Code that draws figures
################

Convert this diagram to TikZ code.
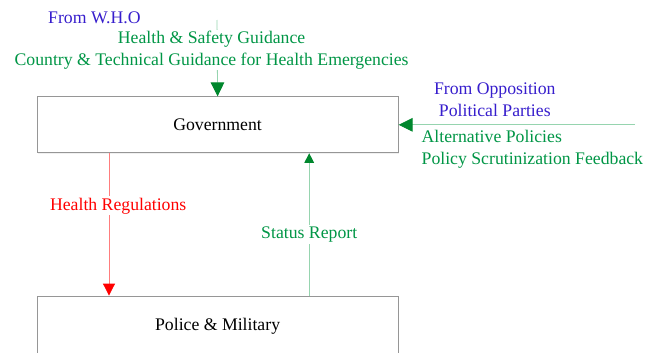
\documentclass[tikz,border=0pt]{standalone}
\usepackage{fontspec}
\setmainfont{Liberation Serif}
\usepackage{tikz}
\usetikzlibrary{positioning, arrows.meta, shadows, calc}
\definecolor{whoblue}{RGB}{55,30,205}
\definecolor{textgreen}{RGB}{0,150,70}
\definecolor{linegreen}{RGB}{150,212,175}
\definecolor{headgreen}{RGB}{0,135,45}
\definecolor{linered}{RGB}{255,125,125}
\definecolor{boxgray}{RGB}{150,150,150}
\tikzset{
	block/.style={draw=boxgray, line width=0.6pt, rectangle, fill=white, minimum width=9.03cm, minimum height=1.4cm, text centered, drop shadow={opacity=0.12, shadow xshift=0.5pt, shadow yshift=-0.8pt}},
	lbl/.style={inner sep=1pt, fill=white, align=center},
	flowg/.style={linegreen, line width=0.6pt, -{Triangle[length=0.35cm, width=0.34cm, color=headgreen]}},
}
\begin{document}
\begin{tikzpicture}[font=\fontsize{12.6}{15.4}\selectfont]
		\clip (0,0) rectangle (16.45,-8.8);
		\useasboundingbox (0,0) rectangle (16.45,-8.8);
		
		%Blocks
		\node(Government) at (5.44,-3.12) [block]{Government};
		\node(Police) at (5.44,-8.15) [block, minimum height=1.5cm]{Police \& Military};
		
		%Input from W.H.O
		\coordinate (WHOsrc) at (5.425,-0.5);
		\draw[flowg] (WHOsrc) -- (Government.north);
		\node(FromWHO) at (2.36,-0.45) [lbl, text=whoblue]{From W.H.O};
		\node(WHOguide) at (5.29,-1.25) [lbl, text=textgreen]{Health \& Safety Guidance\\Country \& Technical Guidance for Health Emergencies};
		
		%Input from the opposition
		\coordinate (OPPsrc) at (15.875,-3.12);
		\draw[flowg] (OPPsrc) -- (Government.east);
		\node(FromOpp) at (12.37,-2.5) [lbl, text=whoblue]{From Opposition\\Political Parties};
		\node(OppFeedback) at (10.5,-3.73) [lbl, anchor=west, align=left, text=textgreen]{Alternative Policies\\Policy Scrutinization Feedback};
		
		%Links between the blocks
		\draw[linered, line width=0.6pt, -{Triangle[length=0.3cm, width=0.3cm, color=red]}] ([xshift=-2.715cm]Government.south) -- node[lbl, pos=0.37, xshift=0.23cm, text=red]{Health Regulations} ([xshift=-2.715cm]Police.north);
		\draw[linegreen, line width=0.6pt, -{Triangle[length=0.24cm, width=0.24cm, color=headgreen]}] ([xshift=2.29cm]Police.north) -- node[lbl, pos=0.43, text=textgreen]{Status Report} ([xshift=2.29cm]Government.south);
		
\end{tikzpicture}
\end{document}
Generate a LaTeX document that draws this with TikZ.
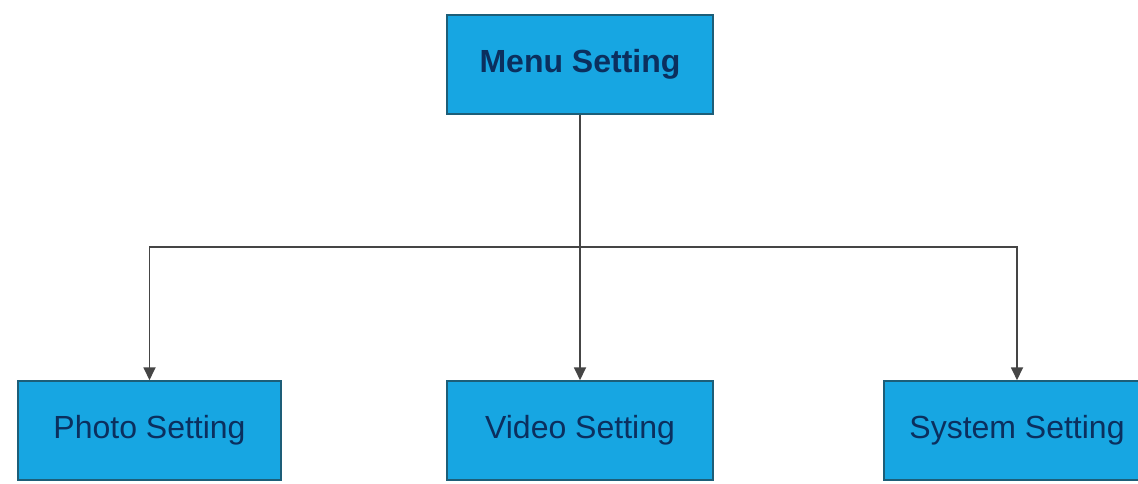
\documentclass[tikz,border=0pt]{standalone}
\usepackage{fontspec}
\setmainfont{Liberation Sans}
\usetikzlibrary{arrows.meta}
\definecolor{boxfill}{HTML}{17A6E2}
\definecolor{boxline}{HTML}{1D5E78}
\definecolor{boxtext}{HTML}{0B2F5E}
\definecolor{wire}{HTML}{454545}

\begin{document}
\begin{tikzpicture}[x=1pt,y=1pt,
    setbox/.style={draw=boxline, line width=1.5pt, fill=boxfill, text=boxtext,
      minimum width=266pt, minimum height=99pt, font=\fontsize{32}{37}\selectfont},
    link/.style={draw=wire, line width=1.8pt, -{Triangle[length=13pt,width=12pt]}}]
    \useasboundingbox (0,0) rectangle (1138,483);
    \node[setbox, font=\fontsize{32}{37}\selectfont\bfseries] (menu) at (580,418.5) {Menu Setting};
    \node[setbox, minimum width=263pt] (photo) at (149.5,52.5) {Photo Setting};
    \node[setbox] (video) at (580,52.5) {Video Setting};
    \node[setbox] (system) at (1017,52.5) {System Setting};
    % branch point on the horizontal bar
    \coordinate (split) at (580,236);
    \draw[link] (menu.south) -- (video.north);
    \draw[link] (split) -| (photo.north);
    \draw[link] (split) -| (system.north);
\end{tikzpicture}
\end{document}
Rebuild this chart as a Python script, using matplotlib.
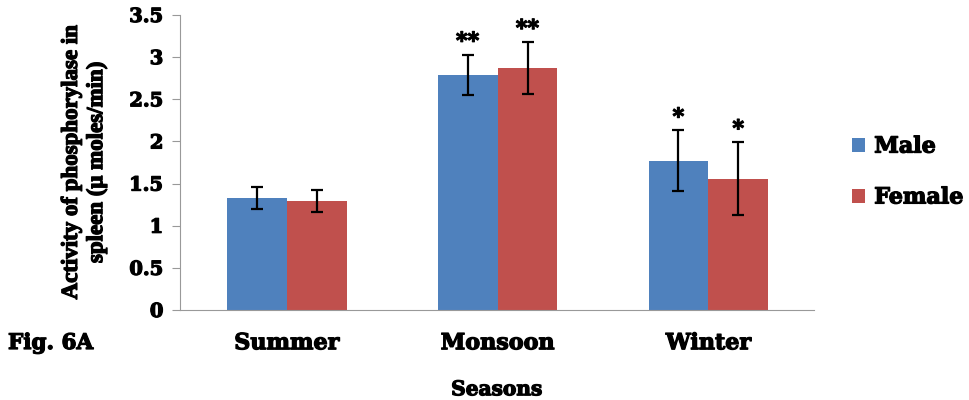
import numpy as np
import matplotlib
matplotlib.use('Agg')
import matplotlib.pyplot as plt
import matplotlib.patheffects as pe

# data
seasons = ['Summer', 'Monsoon', 'Winter']
male = [1.33, 2.79, 1.77]
female = [1.29, 2.87, 1.56]
male_err = [0.13, 0.24, 0.36]
female_err = [0.13, 0.31, 0.43]
male_sig = ['', '**', '*']
female_sig = ['', '**', '*']

plt.rcParams['font.family'] = ['DejaVu Serif']
plt.rcParams['font.weight'] = 'bold'

fig = plt.figure(figsize=(9.69, 4.0), dpi=100)
ax = fig.add_axes([0.1858, 0.225, 0.654, 0.7375])

x = np.arange(len(seasons))
w = 0.284
ekw = dict(ecolor='black', elinewidth=1.6, capthick=1.6)
ax.bar(x - w / 2, male, w, color='#4F81BD', label='Male',
       yerr=male_err, capsize=4, error_kw=ekw)
ax.bar(x + w / 2, female, w, color='#C0504D', label='Female',
       yerr=female_err, capsize=4, error_kw=ekw)

# significance stars over error bars
for i in range(len(seasons)):
    if male_sig[i]:
        ax.text(x[i] - w / 2, male[i] + male_err[i] + 0.02, male_sig[i],
                ha='center', va='bottom', fontsize=16, fontweight='bold')
    if female_sig[i]:
        ax.text(x[i] + w / 2, female[i] + female_err[i] + 0.02, female_sig[i],
                ha='center', va='bottom', fontsize=16, fontweight='bold')

ax.set_xlim(-0.507, 2.5)
ax.set_ylim(0, 3.5)
ax.set_yticks(np.arange(0, 3.6, 0.5))
ax.set_yticklabels(['0', '0.5', '1', '1.5', '2', '2.5', '3', '3.5'], fontsize=14, fontweight='bold')
ax.set_xticks(x)
ax.set_xticklabels(seasons, fontsize=16, fontweight='bold')
ax.tick_params(axis='x', length=0, pad=16)
ax.tick_params(axis='y', length=6, color='#999999', pad=6)

for s in ['top', 'right']:
    ax.spines[s].set_visible(False)
ax.spines['left'].set_color('#999999')
ax.spines['bottom'].set_color('#999999')

ax.set_xlabel('Seasons', fontsize=14.5, fontweight='bold', labelpad=18)
ax.set_ylabel('Activity of phosphorylase in\nspleen (\u03bc moles/min)', fontsize=16.5,
              fontweight='bold', linespacing=1.25, family='Liberation Serif')
ax.yaxis.set_label_coords(-0.115, 0.5)

leg = ax.legend(loc='center left', bbox_to_anchor=(852 / 969, 1 - 172 / 400),
                bbox_transform=fig.transFigure, frameon=False, borderpad=0, borderaxespad=0,
                prop={'size': 16, 'weight': 'bold'}, handlelength=0.6, handleheight=0.6,
                labelspacing=1.3, handletextpad=0.4)

figlab = fig.text(8 / 969, 1 - 343 / 400, 'Fig. 6A', fontsize=15.5, fontweight='bold', va='center')

# the reference text is very heavy, thicken the glyphs a little
heavy = [pe.withStroke(linewidth=0.9, foreground='black')]
texts = (list(ax.texts) + ax.get_xticklabels() + ax.get_yticklabels() +
         [ax.xaxis.label, ax.yaxis.label, figlab] + leg.get_texts())
for t in texts:
    t.set_path_effects(heavy)

plt.savefig('out.png', dpi=100)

################

Above are the records; reproduce them exactly and leave out the pictures.

Convert this diagram to TikZ code.
\documentclass[tikz,border=0pt]{standalone}
\usepackage{fontspec}
\setmainfont{Liberation Serif}
\usepackage{tikz}
\usetikzlibrary{positioning, arrows.meta, shadows, calc}
\definecolor{whoblue}{RGB}{55,30,205}
\definecolor{textgreen}{RGB}{0,150,70}
\definecolor{linegreen}{RGB}{150,212,175}
\definecolor{headgreen}{RGB}{0,135,45}
\definecolor{linered}{RGB}{255,125,125}
\definecolor{boxgray}{RGB}{150,150,150}
\tikzset{
	block/.style={draw=boxgray, line width=0.6pt, rectangle, fill=white, minimum width=9.03cm, minimum height=1.4cm, text centered, drop shadow={opacity=0.12, shadow xshift=0.5pt, shadow yshift=-0.8pt}},
	lbl/.style={inner sep=1pt, fill=white, align=center},
	flowg/.style={linegreen, line width=0.6pt, -{Triangle[length=0.35cm, width=0.34cm, color=headgreen]}},
}
\begin{document}
\begin{tikzpicture}[font=\fontsize{12.6}{15.4}\selectfont]
		\clip (0,0) rectangle (16.45,-8.8);
		\useasboundingbox (0,0) rectangle (16.45,-8.8);
		
		%Blocks
		\node(Government) at (5.44,-3.12) [block]{Government};
		\node(Police) at (5.44,-8.15) [block, minimum height=1.5cm]{Police \& Military};
		
		%Input from W.H.O
		\coordinate (WHOsrc) at (5.425,-0.5);
		\draw[flowg] (WHOsrc) -- (Government.north);
		\node(FromWHO) at (2.36,-0.45) [lbl, text=whoblue]{From W.H.O};
		\node(WHOguide) at (5.29,-1.25) [lbl, text=textgreen]{Health \& Safety Guidance\\Country \& Technical Guidance for Health Emergencies};
		
		%Input from the opposition
		\coordinate (OPPsrc) at (15.875,-3.12);
		\draw[flowg] (OPPsrc) -- (Government.east);
		\node(FromOpp) at (12.37,-2.5) [lbl, text=whoblue]{From Opposition\\Political Parties};
		\node(OppFeedback) at (10.5,-3.73) [lbl, anchor=west, align=left, text=textgreen]{Alternative Policies\\Policy Scrutinization Feedback};
		
		%Links between the blocks
		\draw[linered, line width=0.6pt, -{Triangle[length=0.3cm, width=0.3cm, color=red]}] ([xshift=-2.715cm]Government.south) -- node[lbl, pos=0.37, xshift=0.23cm, text=red]{Health Regulations} ([xshift=-2.715cm]Police.north);
		\draw[linegreen, line width=0.6pt, -{Triangle[length=0.24cm, width=0.24cm, color=headgreen]}] ([xshift=2.29cm]Police.north) -- node[lbl, pos=0.43, text=textgreen]{Status Report} ([xshift=2.29cm]Government.south);
		
\end{tikzpicture}
\end{document}
Generate a LaTeX document that draws this with TikZ.
\documentclass[tikz,border=0pt]{standalone}
\usepackage{fontspec}
\setmainfont{Liberation Sans}
\usetikzlibrary{arrows.meta}
\definecolor{boxfill}{HTML}{17A6E2}
\definecolor{boxline}{HTML}{1D5E78}
\definecolor{boxtext}{HTML}{0B2F5E}
\definecolor{wire}{HTML}{454545}

\begin{document}
\begin{tikzpicture}[x=1pt,y=1pt,
    setbox/.style={draw=boxline, line width=1.5pt, fill=boxfill, text=boxtext,
      minimum width=266pt, minimum height=99pt, font=\fontsize{32}{37}\selectfont},
    link/.style={draw=wire, line width=1.8pt, -{Triangle[length=13pt,width=12pt]}}]
    \useasboundingbox (0,0) rectangle (1138,483);
    \node[setbox, font=\fontsize{32}{37}\selectfont\bfseries] (menu) at (580,418.5) {Menu Setting};
    \node[setbox, minimum width=263pt] (photo) at (149.5,52.5) {Photo Setting};
    \node[setbox] (video) at (580,52.5) {Video Setting};
    \node[setbox] (system) at (1017,52.5) {System Setting};
    % branch point on the horizontal bar
    \coordinate (split) at (580,236);
    \draw[link] (menu.south) -- (video.north);
    \draw[link] (split) -| (photo.north);
    \draw[link] (split) -| (system.north);
\end{tikzpicture}
\end{document}
Rebuild this chart as a Python script, using matplotlib.
import numpy as np
import matplotlib
matplotlib.use('Agg')
import matplotlib.pyplot as plt
import matplotlib.patheffects as pe

# data
seasons = ['Summer', 'Monsoon', 'Winter']
male = [1.33, 2.79, 1.77]
female = [1.29, 2.87, 1.56]
male_err = [0.13, 0.24, 0.36]
female_err = [0.13, 0.31, 0.43]
male_sig = ['', '**', '*']
female_sig = ['', '**', '*']

plt.rcParams['font.family'] = ['DejaVu Serif']
plt.rcParams['font.weight'] = 'bold'

fig = plt.figure(figsize=(9.69, 4.0), dpi=100)
ax = fig.add_axes([0.1858, 0.225, 0.654, 0.7375])

x = np.arange(len(seasons))
w = 0.284
ekw = dict(ecolor='black', elinewidth=1.6, capthick=1.6)
ax.bar(x - w / 2, male, w, color='#4F81BD', label='Male',
       yerr=male_err, capsize=4, error_kw=ekw)
ax.bar(x + w / 2, female, w, color='#C0504D', label='Female',
       yerr=female_err, capsize=4, error_kw=ekw)

# significance stars over error bars
for i in range(len(seasons)):
    if male_sig[i]:
        ax.text(x[i] - w / 2, male[i] + male_err[i] + 0.02, male_sig[i],
                ha='center', va='bottom', fontsize=16, fontweight='bold')
    if female_sig[i]:
        ax.text(x[i] + w / 2, female[i] + female_err[i] + 0.02, female_sig[i],
                ha='center', va='bottom', fontsize=16, fontweight='bold')

ax.set_xlim(-0.507, 2.5)
ax.set_ylim(0, 3.5)
ax.set_yticks(np.arange(0, 3.6, 0.5))
ax.set_yticklabels(['0', '0.5', '1', '1.5', '2', '2.5', '3', '3.5'], fontsize=14, fontweight='bold')
ax.set_xticks(x)
ax.set_xticklabels(seasons, fontsize=16, fontweight='bold')
ax.tick_params(axis='x', length=0, pad=16)
ax.tick_params(axis='y', length=6, color='#999999', pad=6)

for s in ['top', 'right']:
    ax.spines[s].set_visible(False)
ax.spines['left'].set_color('#999999')
ax.spines['bottom'].set_color('#999999')

ax.set_xlabel('Seasons', fontsize=14.5, fontweight='bold', labelpad=18)
ax.set_ylabel('Activity of phosphorylase in\nspleen (\u03bc moles/min)', fontsize=16.5,
              fontweight='bold', linespacing=1.25, family='Liberation Serif')
ax.yaxis.set_label_coords(-0.115, 0.5)

leg = ax.legend(loc='center left', bbox_to_anchor=(852 / 969, 1 - 172 / 400),
                bbox_transform=fig.transFigure, frameon=False, borderpad=0, borderaxespad=0,
                prop={'size': 16, 'weight': 'bold'}, handlelength=0.6, handleheight=0.6,
                labelspacing=1.3, handletextpad=0.4)

figlab = fig.text(8 / 969, 1 - 343 / 400, 'Fig. 6A', fontsize=15.5, fontweight='bold', va='center')

# the reference text is very heavy, thicken the glyphs a little
heavy = [pe.withStroke(linewidth=0.9, foreground='black')]
texts = (list(ax.texts) + ax.get_xticklabels() + ax.get_yticklabels() +
         [ax.xaxis.label, ax.yaxis.label, figlab] + leg.get_texts())
for t in texts:
    t.set_path_effects(heavy)

plt.savefig('out.png', dpi=100)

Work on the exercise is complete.